Michael Dirda
Beyond the Fields We Know
"Far too long, I think, the realist novel has dominated our thinking about the course of English literature. Let us honor the marvelous as well as the matter of fact! It is time we paid more attention to metaphysical fiction, whether labeled fantasy, supernatural thriller or spiritual psychodrama. Some high spots of this lineage include Mary Shelley’s Frankenstein, James Hogg’s Memoirs and Confessions of a Justified Sinner, Emily Bronte’s Wuthering Heights, George MacDonald’s Phantastes, Robert Louis Stevenson’s Dr. Jekyll and Mr. Hyde, and Joseph Conrad’s Heart of Darkness and The Secret Sharer. These demanding and disturbing novels of Machen, De la Mare, and Blackwood belong in their company.
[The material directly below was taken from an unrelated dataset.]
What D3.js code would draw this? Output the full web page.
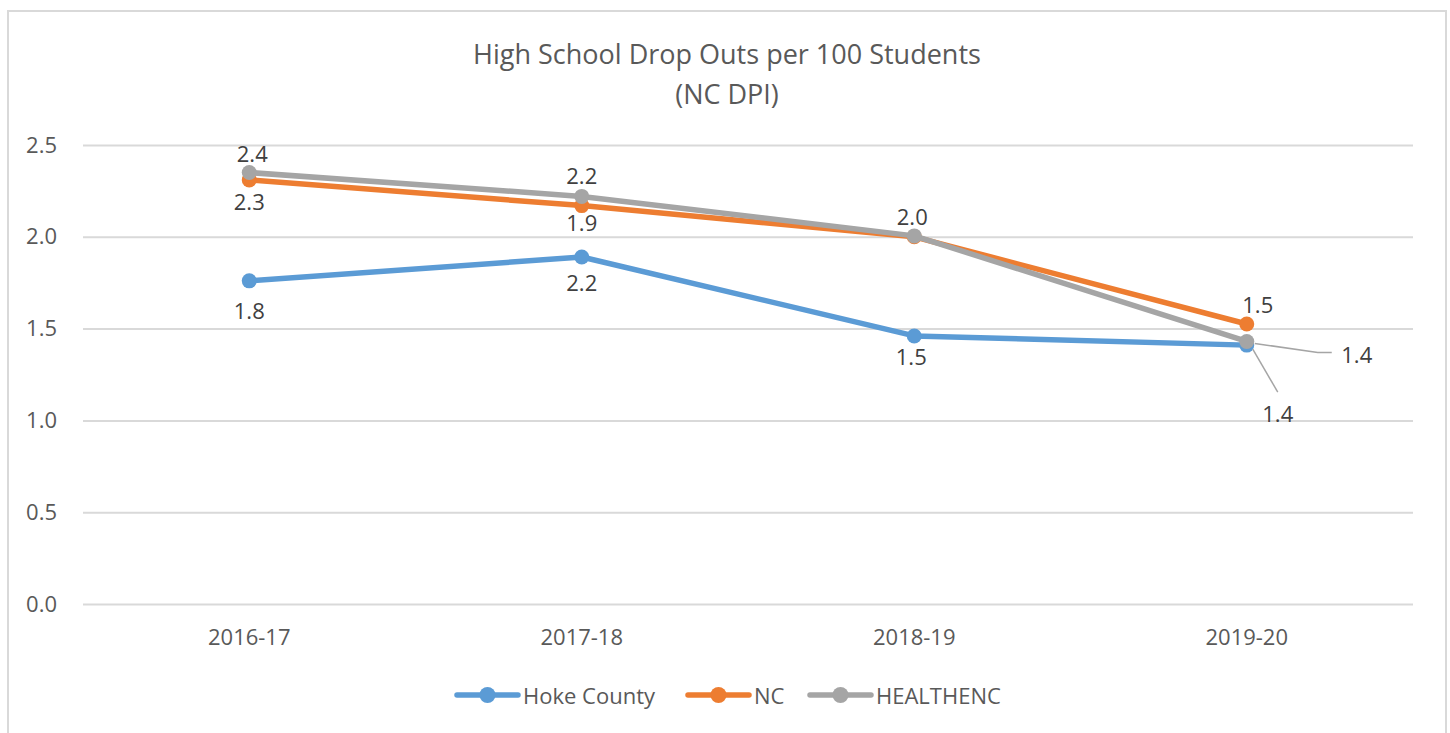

But there are many more examples in the twentieth century, from the light-hearted to the tragic: Sylvia Townsend Warner’s Lolly Willowes, David Garnett’s Lady Into Fox, David Lindsay’s A Voyage to Arcturus, Franz Kafka’s Metamorphosis, H.P. Lovecraft’s The Shadow Out of Time, Charles Williams’ All Hallow’s Eve, John Crowley’s Little, Big, and Philip K. Dick’s The Three Stigmata of Palmer Eldritch, to mention just a few. Such books remind us that we are all strangers and pilgrims."